To obtain a quantitative description of the influence that each feature had on the outcome, a permutation feature importance analysis (PFI) was performed on the trained model (49). Lets consider the model $\hat{f}$, the feature matrix $X$ with $j$ as feature index, the target $h^{\mathrm{FP}}$, and the error $L[h^{\mathrm{FP}},\hat{f}(X)]$. In this study, the mean squared error (MSE) was selected as model error, since it enhances the prominence of feature importances being quadratic. Each permutation was performed on the training set only, meaning that each feature importance ${\mathrm{FI}}_j$ here presented belong to that set. Moreover, PFI was accomplished by splitting such a set in half, according to the recommendations proposed in Fisher et al. (59). The PFI algorithm follows:

• 1.Estimate the original model error: $e_0=L[h^{\mathrm{FP}},\hat{f}(X)]$.
• 2.
  $\mathrm{\forall }$ feature $j\in \{1,\dots ,M\}$:

  • 2.1
    Generate the feature matrix with the permuted feature $X_{\mathrm{perm}}^j$.
  • 2.2
    Estimate the error for the feature matrix with the permuted $j$th feature: $e_j=L[h^{\mathrm{FP}},\hat{f}(X_{\mathrm{perm}}^j)]$.
  • 2.3
    Compute the feature importance as: $F{I}_j=e_j/e_0$.

Statistical analysis

The performances of the criteria used for estimating $h^{\mathrm{SP}}$ and $h^{\mathrm{MLP}}$ were evaluated exploiting three metrics: (i) accuracy, considered as the root mean squared distance (RMSD) between the estimates and the true values; (ii) bias, computed as the average difference between the estimates and the true values; (iii) precision, representing the standard deviation of the differences, i.e., the dispersion of the error. Metrics (ii) and (iii) were directly computed from Bland-Altman plot analysis (60). Furthermore, the mean absolute error (MAE) was computed as an overall performance metrics for both the models.

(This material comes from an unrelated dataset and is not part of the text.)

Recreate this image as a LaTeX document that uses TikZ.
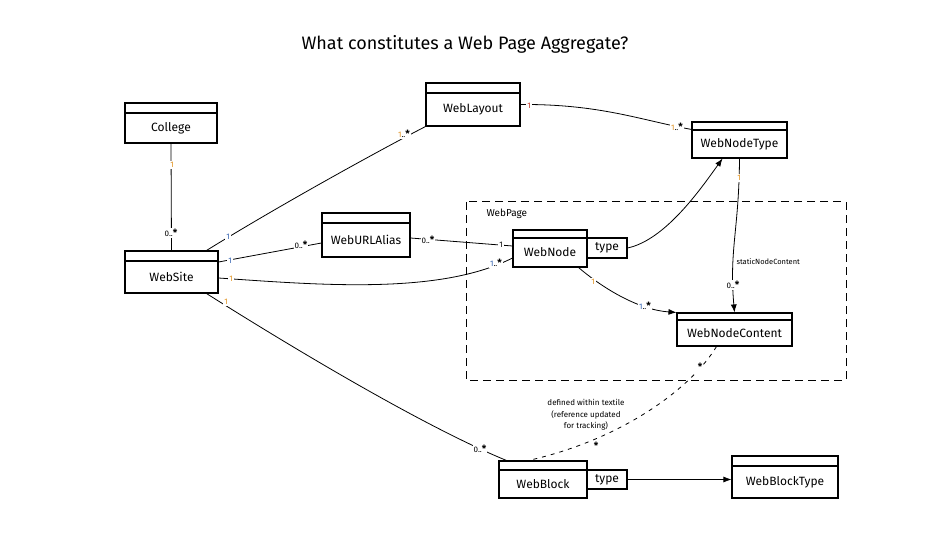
\documentclass[tikz,border=0pt]{standalone}
\usepackage{fontspec}
\setmainfont{Fira Sans}
\usetikzlibrary{arrows.meta,calc}
\definecolor{mor}{HTML}{E0901C}
\definecolor{mbl}{HTML}{3060B0}
\definecolor{mrd}{HTML}{C03020}
\newcommand{\mst}{{\fontsize{10}{10}\selectfont\bfseries *}}
\tikzset{
  cls/.style={draw, line width=1.1pt, fill=white, inner sep=0pt},
  hdr/.style={path picture={\draw[line width=1.1pt] ([yshift=-#1]path picture bounding box.north west) -- ([yshift=-#1]path picture bounding box.north east);}},
  lbl/.style={font=\fontsize{12}{14}\selectfont},
  mult/.style={font=\fontsize{8}{9}\selectfont, inner sep=1pt, fill=white},
  conn/.style={line width=0.8pt},
  arr/.style={line width=0.8pt, -{Latex[length=8pt,width=6pt]}},
  note/.style={font=\fontsize{8}{11.5}\selectfont, align=center}
}
\begin{document}
\begin{tikzpicture}[x=1pt,y=-1pt]
\useasboundingbox (0,0) rectangle (929,553);
% title
\node[font=\fontsize{18}{21}\selectfont] (title) at (465,44) {What constitutes a Web Page Aggregate?};
% WebPage frame
\draw[line width=1pt, dash pattern=on 8pt off 5pt] (466,202) rectangle (846,380);
\node[font=\fontsize{10}{12}\selectfont, anchor=west] (wptitle) at (483,214) {WebPage};
% classes
\node[cls, hdr=10pt, minimum width=92pt, minimum height=40pt, label={[lbl, yshift=-5pt]center:College}] (college) at (171,123) {};
\node[cls, hdr=10pt, minimum width=94pt, minimum height=43pt, label={[lbl, yshift=-5pt]center:WebLayout}] (weblayout) at (473,104.5) {};
\node[cls, hdr=8pt, minimum width=95pt, minimum height=36pt, label={[lbl, yshift=-4pt]center:WebNodeType}] (webnodetype) at (739.5,140) {};
\node[cls, hdr=10pt, minimum width=93pt, minimum height=42pt, label={[lbl, yshift=-5pt]center:WebSite}] (website) at (171.5,272) {};
\node[cls, hdr=10pt, minimum width=88pt, minimum height=44pt, label={[lbl, yshift=-5pt]center:WebURLAlias}] (urlalias) at (366,235) {};
\node[cls, hdr=8pt, minimum width=74pt, minimum height=37pt, label={[lbl, yshift=-4pt]center:WebNode}] (webnode) at (550,248.5) {};
\node[cls, minimum width=40pt, minimum height=20pt, lbl] (nodetype) at (607,248) {type};
\node[cls, hdr=7pt, minimum width=115pt, minimum height=33pt, label={[lbl, yshift=-3.5pt]center:WebNodeContent}] (nodecontent) at (734.5,329.5) {};
\node[cls, hdr=9pt, minimum width=88pt, minimum height=37pt, label={[lbl, yshift=-4.5pt]center:WebBlock}] (webblock) at (543,479.5) {};
\node[cls, minimum width=40pt, minimum height=19pt, lbl] (blocktype) at (607,479.5) {type};
\node[cls, hdr=10pt, minimum width=106pt, minimum height=42pt, label={[lbl, yshift=-5pt]center:WebBlockType}] (webblocktype) at (785,477) {};
% connectors
\draw[conn] (college.south) -- (website.north);
\node[mult, text=mor] (m1) at (172,165) {1};
\node[mult] (m2) at (171,233) {0..\mst};

\draw[conn] ([xshift=-12pt]website.north east) .. controls (280,205) and (380,150) .. (weblayout.south west);
\node[mult, text=mbl] (m3) at (228,237) {1};
\node[mult] (m4) at (404,134) {\textcolor{mor}{1}..\mst};

\draw[conn] (weblayout.east) .. controls (600,104) and (640,120) .. ([yshift=-8pt]webnodetype.north west);
\node[mult, text=mrd] (m5) at (529,106) {1};
\node[mult] (m6) at (677,127) {\textcolor{mor}{1}..\mst};

\draw[conn] ([yshift=10pt]website.east) -- ([yshift=-8pt]urlalias.west);
\node[mult, text=mbl] (m7) at (230,261) {1};
\node[mult] (m8) at (301,245) {0..\mst};

\draw[conn] ([yshift=-3pt]urlalias.east) -- ([yshift=2.5pt]webnode.west);
\node[mult] (m9) at (428,240) {0..\mst};
\node[mult] (m10) at (501,245) {1};

\draw[conn] ([yshift=-6pt]website.east) .. controls (320,285) and (440,295) .. ([yshift=-9.5pt]webnode.west);
\node[mult, text=mor] (m11) at (231,279) {1};
\node[mult] (m12) at (496,263) {\textcolor{mbl}{1}..\mst};

\draw[conn] ([xshift=-12pt]website.south east) .. controls (280,340) and (420,425) .. ([xshift=8pt]webblock.north west);
\node[mult, text=mor] (m13) at (226,302) {1};
\node[mult] (m14) at (480,449) {0..\mst};

\draw[arr] (nodetype.east) .. controls (665,240) and (700,190) .. ([xshift=-17pt]webnodetype.south);
\draw[arr] (webnodetype.south) .. controls (739,230) and (729,250) .. (nodecontent.north);
\node[mult, text=mor] (m15) at (739,178) {1};
\node[font=\fontsize{7.5}{9}\selectfont, anchor=west] (snc) at (733,262) {staticNodeContent};
\node[mult] (m16) at (733,285) {0..\mst};

\draw[arr] ([xshift=-9pt]webnode.south east) .. controls (605,290) and (640,310) .. (nodecontent.north west);
\node[mult, text=mor] (m17) at (593,282) {1};
\node[mult] (m18) at (645,306) {\textcolor{mbl}{1}..\mst};

\draw[conn, dash pattern=on 4pt off 5pt] ([xshift=-18pt]nodecontent.south) .. controls (690,390) and (620,440) .. ([xshift=30pt]webblock.north west);
\node[mult] (m19) at (700,367) {\mst};
\node[mult] (m20) at (596,446) {\mst};
\node[note] (notetext) at (586,415) {defined within textile\\(reference updated\\for tracking)};

\draw[arr] (blocktype.east) -- (webblocktype.west |- blocktype.east);
\end{tikzpicture}
\end{document}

Kendall’s Tau test (61) was used for exploring possible heteroscedasticity of $h^{\mathrm{SP}}$ and $h^{\mathrm{MLP}}$ estimates (62,63). More specifically, the test was performed comparing the distribution of the averages versus the absolute differences of the gold standard and predicted values, as in Brehm et al. (63). If $\tau <0.1$, data were considered homoscedastic; conversely, if $\tau \ge 0.1$, data were considered heteroscedastic.

Paired sample t-test was performed on the test set comparing the $h^{\mathrm{FP}}$ distribution with the $h^{\mathrm{SP}}$ and $h^{\mathrm{MLP}}$ ones, respectively. Finally, a linear regression analysis between $h^{\mathrm{FP}}$ with $h^{\mathrm{SP}}$ and $h^{\mathrm{MLP}}$, respectively, was performed, so that a calibration between the systems could also be provided.

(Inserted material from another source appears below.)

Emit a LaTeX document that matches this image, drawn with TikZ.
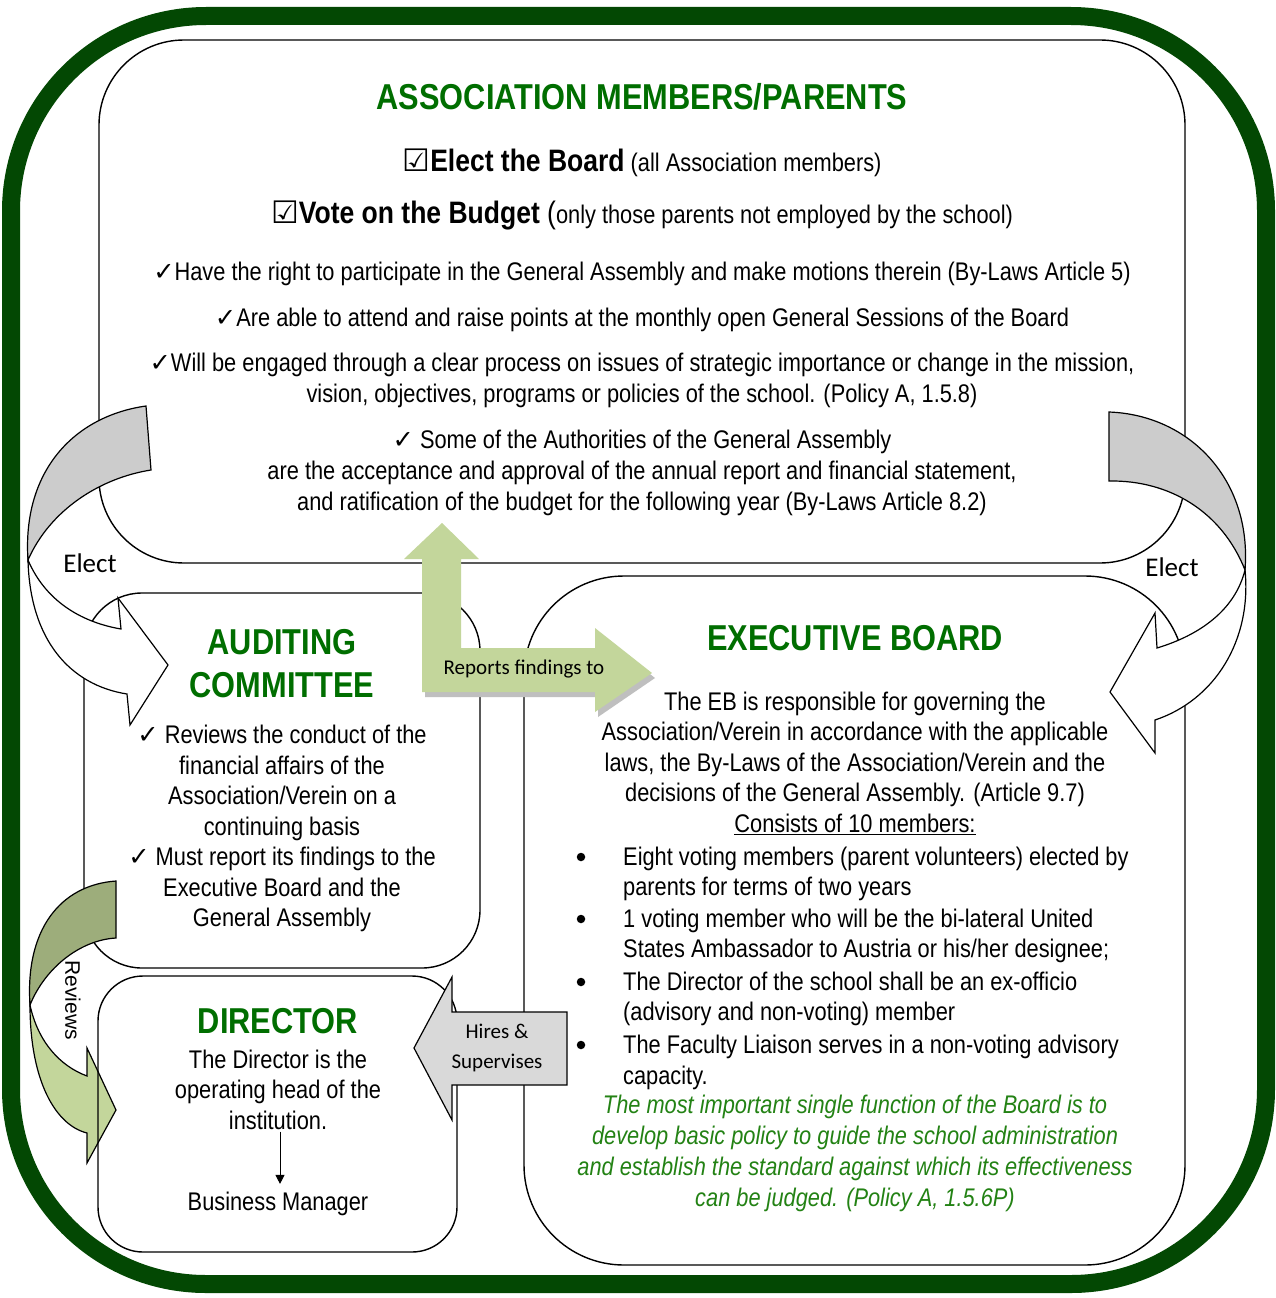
\documentclass[tikz,border=0pt]{standalone}
\usepackage{fontspec}
\setmainfont{Liberation Sans}[FakeStretch=0.855]
\newfontfamily\calib{Carlito}
\newfontfamily\arialf{Liberation Sans}
\newfontfamily\symf{DejaVu Sans}
\usetikzlibrary{arrows.meta}
\definecolor{framegreen}{RGB}{3,72,3}
\definecolor{titlegreen}{RGB}{0,110,0}
\definecolor{italgreen}{RGB}{35,130,20}
\definecolor{lightolive}{RGB}{195,214,155}
\definecolor{darkolive}{RGB}{157,173,123}
\definecolor{backgray}{RGB}{204,204,204}
\definecolor{hiregray}{RGB}{217,217,217}
\newcommand\mychk{{\symf ✓}}
\newcommand\mybox{{\symf\bfseries ☑}}
\newcommand\bodyf{\fontsize{25.5}{31}\selectfont}
\tikzset{
  box/.style={draw, line width=1.4pt},
  body/.style={font=\bodyf, align=center, inner sep=0pt},
  bodyb/.style={font=\fontsize{25.5}{30.5}\selectfont, align=center, inner sep=0pt},
  heading/.style={font=\fontsize{36}{43}\selectfont\bfseries, text=titlegreen, align=center, inner sep=0pt},
  albl/.style={font=\calib\fontsize{21}{30}\selectfont, align=center, inner sep=0pt},
  blockarrow/.style={draw, line width=1.2pt, line join=miter},
  bulletdot/.style={circle, fill=black, inner sep=0pt, minimum size=8.5pt},
}
\begin{document}
\begin{tikzpicture}[x=1pt,y=-1pt]
\fill[white] (0,0) rectangle (1276,1298);
\useasboundingbox (0,0) rectangle (1276,1298);
% outer frame
\draw[line width=18pt, framegreen, rounded corners=195pt] (11,16) rectangle (1266,1284);
% boxes
\node[box, rounded corners=85pt, minimum width=1086pt, minimum height=523pt] (assoc) at (642,301.5) {};
\node[box, rounded corners=58pt, minimum width=396pt, minimum height=375pt] (audit) at (282,780.5) {};
\node[box, rounded corners=100pt, minimum width=661pt, minimum height=689pt] (eb) at (854.5,920.5) {};
% Reviews arrow
\draw[blockarrow, fill=darkolive] (116,881) .. controls (60,885) and (25,930) .. (30,1005) .. controls (45,968) and (80,940) .. (116,938) -- cycle;
\draw[blockarrow, fill=lightolive] (30,1005) .. controls (30,1080) and (55,1125) .. (87,1133) -- (87,1163) -- (116,1110) -- (87,1048) -- (87,1076) .. controls (60,1066) and (38,1042) .. (30,1005) -- cycle;
\node[box, rounded corners=45pt, minimum width=359pt, minimum height=276pt] (dir) at (277.5,1114) {};
% left Elect arrow
\draw[blockarrow, fill=backgray] (146,406) .. controls (75,416) and (22,470) .. (28,560) .. controls (50,510) and (100,478) .. (151,470) -- cycle;
\draw[blockarrow, fill=white] (28,560) .. controls (30,640) and (70,685) .. (127,694) -- (130,725) -- (168,665) -- (118,598) -- (121,629) .. controls (80,622) and (45,600) .. (28,560) -- cycle;
% right Elect arrow
\draw[blockarrow, fill=backgray] (1109,412) .. controls (1190,415) and (1252,480) .. (1245,570) .. controls (1222,512) and (1170,480) .. (1109,481) -- cycle;
\draw[blockarrow, fill=white] (1245,570) .. controls (1252,640) and (1215,700) .. (1155,720) -- (1155,753) -- (1110,692) -- (1155,613) -- (1157,648) .. controls (1200,635) and (1235,610) .. (1245,570) -- cycle;
% Reports findings arrow
\fill[gray!50, shift={(3,5)}] (422,650) -- (595,650) -- (595,628) -- (652,673) -- (595,712) -- (595,692) -- (422,692) -- cycle;
\fill[lightolive] (442,523) -- (479,559) -- (461,559) -- (461,648) -- (595,648) -- (595,628) -- (652,673) -- (595,712) -- (595,692) -- (422,692) -- (422,559) -- (404,559) -- cycle;
% Hires arrow
\draw[blockarrow, fill=hiregray] (414,1048) -- (452,977) -- (452,1012) -- (567,1012) -- (567,1085) -- (452,1085) -- (452,1120) -- cycle;

% Association text
\node[heading] (atitle) at (642,97) {ASSOCIATION MEMBERS/PARENTS};
\node[body] (a1) at (642,163) {{\fontsize{31}{31}\selectfont\mybox\textbf{Elect the Board}} {\fontsize{25.5}{31}\selectfont(all Association members)}};
\node[body] (a2) at (642,215) {{\fontsize{31}{31}\selectfont\mybox\textbf{Vote on the Budget} (}{\fontsize{25.5}{31}\selectfont only those parents not employed by the school)}};
\node[body] (a3) at (642,274) {\mychk Have the right to participate in the General Assembly and make motions therein (By-Laws Article 5)};
\node[body] (a4) at (642,320) {\mychk Are able to attend and raise points at the monthly open General Sessions of the Board};
\node[body] (a5) at (642,380.5) {\mychk Will be engaged through a clear process on issues of strategic importance or change in the mission,\\ vision, objectives, programs or policies of the school. (Policy A, 1.5.8)};
\node[body] (a6) at (642,473) {\mychk\ Some of the Authorities of the General Assembly\\ are the acceptance and approval of the annual report and financial statement,\\ and ratification of the budget for the following year (By-Laws Article 8.2)};

% Auditing text
\node[heading] (autitle) at (282,663.5) {AUDITING\\COMMITTEE};
\node[bodyb] (autext) at (282,828.5) {\mychk\ Reviews the conduct of the\\ financial affairs of the\\ Association/Verein on a\\ continuing basis\\ \mychk\ Must report its findings to the\\ Executive Board and the\\ General Assembly};

% Director text
\node[heading] (dtitle) at (278,1021) {DIRECTOR};
\node[bodyb] (dtxt) at (278,1089.5) {The Director is the\\ operating head of the\\ institution.};
\node[body] (bm) at (278,1204) {Business Manager};
\draw[-{Triangle[length=9pt,width=9pt]}, line width=1pt, shorten <=2pt, shorten >=8pt] ([xshift=2pt]dtxt.south) -- ([xshift=2pt]bm.north);

% Executive board text
\node[heading] (ebtitle) at (855,638) {EXECUTIVE BOARD};
\node[bodyb] (ebtxt) at (855,763) {The EB is responsible for governing the\\ Association/Verein in accordance with the applicable\\ laws, the By-Laws of the Association/Verein and the\\ decisions of the General Assembly. (Article 9.7)\\ \underline{Consists of 10 members:}};
\node[bulletdot] (b1) at (581,857) {};
\node[bulletdot] (b2) at (581,919) {};
\node[bulletdot] (b3) at (581,982) {};
\node[bulletdot] (b4) at (581,1045) {};
\node[bodyb, align=left, anchor=west] (i1) at (623,874) {Eight voting members (parent volunteers) elected by\\ parents for terms of two years};
\node[bodyb, align=left, anchor=west] (i2) at (623,936) {1 voting member who will be the bi-lateral United\\ States Ambassador to Austria or his/her designee;};
\node[bodyb, align=left, anchor=west] (i3) at (623,999) {The Director of the school shall be an ex-officio\\ (advisory and non-voting) member};
\node[bodyb, align=left, anchor=west] (i4) at (623,1062.5) {The Faculty Liaison serves in a non-voting advisory\\ capacity.};
\node[body, font=\fontsize{25.5}{31}\selectfont\itshape, text=italgreen] (ital) at (855,1153.5) {The most important single function of the Board is to\\ develop basic policy to guide the school administration\\ and establish the standard against which its effectiveness\\ can be judged. (Policy A, 1.5.6P)};

% arrow labels
\node[albl, font=\calib\fontsize{27}{30}\selectfont] (elL) at (90,563) {Elect};
\node[albl, font=\calib\fontsize{27}{30}\selectfont] (elR) at (1172,567) {Elect};
\node[albl] (rep) at (524,669) {Reports findings to};
\node[albl] (hire) at (497,1048) {Hires \&\\ Supervises};
\node[albl, font=\arialf\fontsize{21}{24}\selectfont, rotate=-90] (rev) at (73,1000) {Reviews};
\end{tikzpicture}
\end{document}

All the procedures regarding model creation and its performance evaluation have been accomplished through the scikit-learn environment (58).

Results

A total of 172 jumps were analyzed. Jumps height measured through the gold standard FP ranged from 10 cm up to 41 cm ($25.6\pm 7.4$ cm).

From the initial set of 26 features, only 17 were included in the final model after Lasso regularization. In particular, the features excluded were the following: $A,C,D,k,m,n,o,p$, and $f_2$, which meaning is explained in Table 1.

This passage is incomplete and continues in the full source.